Proponents of network neutrality imagine that if unrestrained, ISPs would block large portions of the Internet, and make other parts of the Internet accessible only behind a high-pay wall. While this is possible in theory, robust competition among service providers ensures companies will be punished for providing such egregious service. There are plenty of access providers: cable and phone companies and cooperatives, national ISPs such as EarthLink and AOL, wireless service providers and WiFi networks, and now, potentially two-way national satellite transmission. If any company adopted the measures network neutrality supporters envision, customers would jump ship to an ISP that gives better service.
Solution in Search of a Problem
Currently there are no principles of network neutrality encoded into law. So ISPs are already free to block or favor content as they please. It’s telling that none of them has. In fact, no proponent of network neutrality can cite an existing problem to which network neutrality is a solution.
By contrast, mandatory network neutrality is bad for business. Unlike the narrowband phone lines of the twentieth century, broadband pipes are being built with billions of dollars of unsubsidized investment in a competitive environment. ISPs make this investment on the assumption they can recover the costs and profit. As such, broadband lines are not the “public resource” that monopoly networks were in the past.

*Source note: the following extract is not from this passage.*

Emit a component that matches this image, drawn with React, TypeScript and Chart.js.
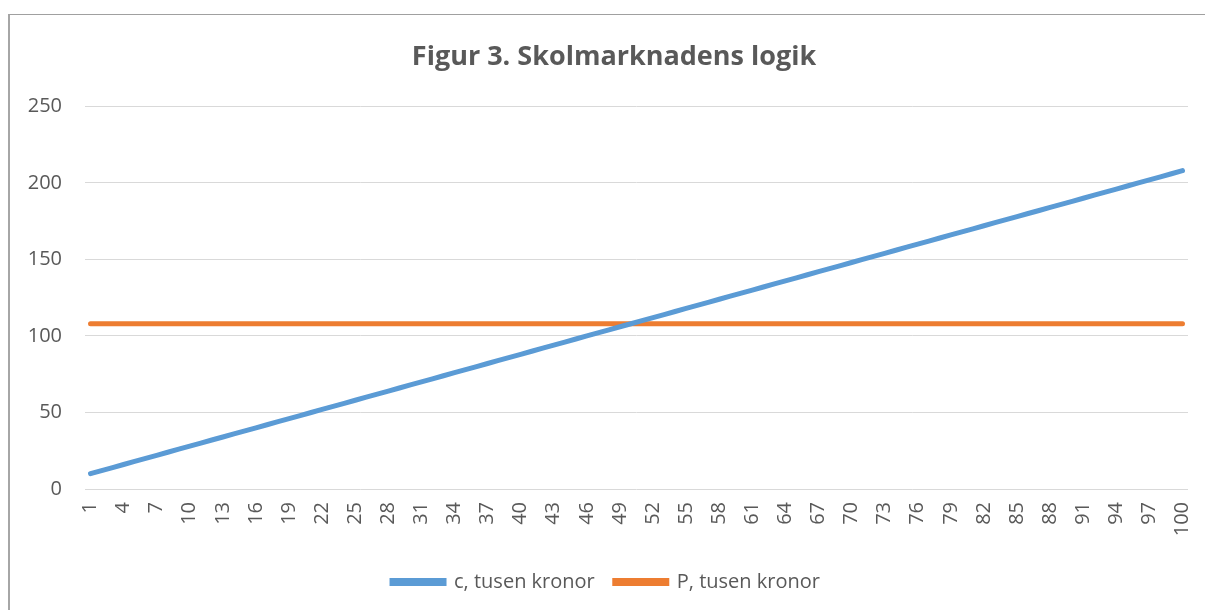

Companies that own high-speed lines have a right to recover the costs that other parties impose when they wish to use those lines to transmit high-bandwidth, revenue-rich services of their own. If network neutrality is enacted, ISPs will have no incentive to build new pipes. Consumers will therefore get less choice.
Network neutrality also is bad for competition. Differential pricing of content allows competition among ISPs. If a company wants to adopt a policy of network neutrality, it is free to do so and win market share from consumers who find this attractive. If a company wants to favor video or voice content, it can find consumers and applications providers who use the Internet primarily for this purpose.
Niche companies that want to offer only a small fraction of the Internet can flourish, too. Imagine, for example, a company that allowed cell phone users to access sports scores and only sports scores through its Internet portal. If that company were upfront about restricting its service to a limited part of the Internet, this would not be a nefarious idea. Many people would find it quite convenient. But it would nonetheless be banned if network neutrality legislation were passed. Network neutrality will destroy many entrepreneurial ideas like this one.
Network neutrality would constitute a major government initiative to regulate how the Internet as a commercial vehicle operates. Today, in America, Congress has virtually no power over how the Internet is run. Network neutrality is a sweeping and intrusive restriction. It would set a horrible precedent in terms of the government’s ability to meddle with the architecture and operation of the Internet. It also would create a spider web of laws and restrictions that generate uncertainty and open the floodgates for bureaucrats and lawyers to exploit semantic loopholes. We have done well enough without the government’s intrusion in the Internet, there’s no reason to start now.
If history has taught us anything, it’s that the government shouldn’t create rules that preemptively close off technological and business evolution. Doing so will lead to unintended consequences ... usually bad ones.
Equality is nice in theory, but when we have the “equality” of a monopoly, that’s not so great, is it? At the end of the day, let consumers decide. Part of letting consumers decide is letting businesses experiment with new technological and pricing models, which is exactly what network neutrality forbids.